Performance Comparison:

Normal Mode: Task Extraction → Classification → Orchestration → Execution (3 LLM calls)
Task Bypass: Classification → Orchestration → Execution (2 LLM call)
Caps Bypass: Task Extraction → Orchestration → Execution (2 LLM call)
Full Bypass: Orchestration → Execution (1 preprocessing LLM calls)

Approval Workflow Integration#

Gateway automatically detects approval responses using LLM classification and creates resume commands:

LLM-Powered Approval Detection:: Uses the configured approval model from framework.models to classify user responses as approval or rejection.
Approval Model Configuration:: Configured in src/framework/config.yml under framework.models.approval (Ollama with Mistral 7B by default).
Fail-Safe Behavior:: If LLM classification fails for any reason, the system defaults to “not approved” and logs a clear warning message.
Resume Command Creation:: Gateway extracts interrupt payload and injects approval decision into agent state for processing.

Error Handling#

Gateway provides graceful error handling:

# Gateway returns structured results
@dataclass
class GatewayResult:
    agent_state: Optional[Dict[str, Any]] = None
    resume_command: Optional[Command] = None
    error: Optional[str] = None
    slash_commands_processed: List[str] = None
    approval_detected: bool = False

Common error scenarios: - Interrupt detection failures fall back to new message processing - State access errors are handled gracefully - Approval parsing failures provide clear guidance

Validation#

The Gateway pattern is validated by existing interfaces:

CLI Interface (interfaces/CLI/direct_conversation.py)
OpenWebUI Pipeline (interfaces/openwebui/main.py)

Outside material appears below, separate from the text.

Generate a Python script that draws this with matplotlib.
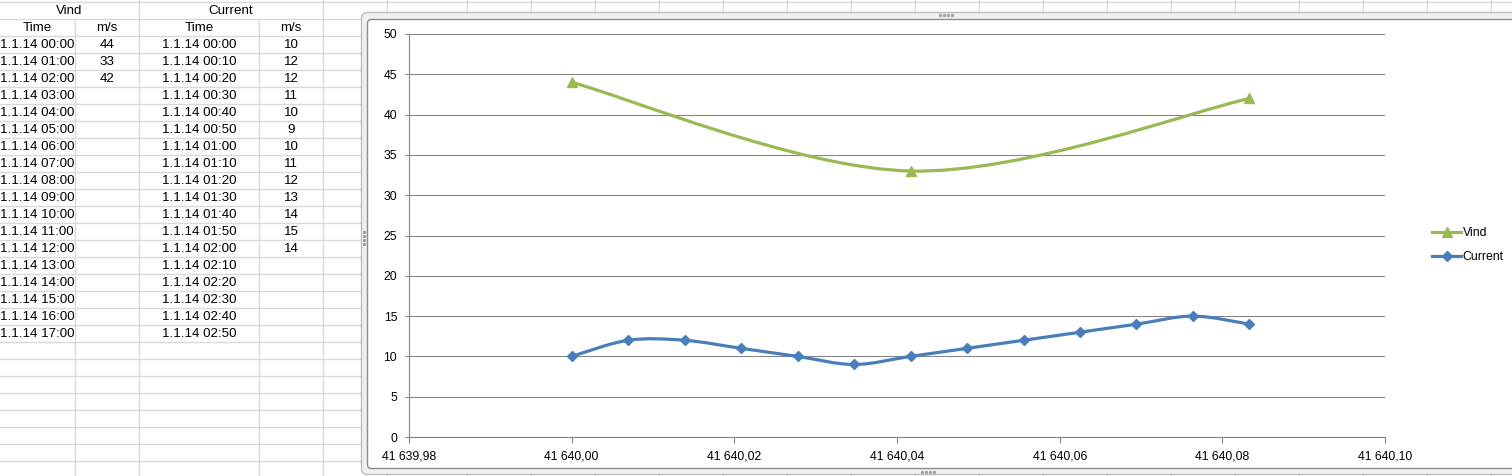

Both follow the documented patterns exactly, providing real-world validation.

Best Practices#

Do: - Always use Gateway for message processing - Handle both normal and approval flows - Implement proper error handling for Gateway results

Don’t: - Create agent state manually in interfaces - Duplicate approval detection logic - Parse slash commands outside Gateway

Integration Example#

Complete CLI interface using Gateway:

class CLIInterface:
    def __init__(self):
        self.gateway = Gateway()
        self.graph = create_graph()
        self.config = {"configurable": {"thread_id": "cli_session"}}

    async def conversation_loop(self):
        while True:
            user_input = input("You: ").strip()
            if user_input.lower() in ['exit', 'quit']:
                break

            # Process through Gateway
            result = await self.gateway.process_message(
                user_input, self.graph, self.config
            )

            if result.error:
                print(f"Error: {result.error}")
                continue

            # Execute appropriate flow
            if result.resume_command:
                response = await self.graph.ainvoke(result.resume_command, self.config)
            else:
                response = await self.graph.ainvoke(result.agent_state, self.config)

            print(f"Agent: {self._extract_message(response)}")

Gateway Architecture provides the foundation for consistent, reliable message processing across all interfaces in the Alpha Berkeley Framework.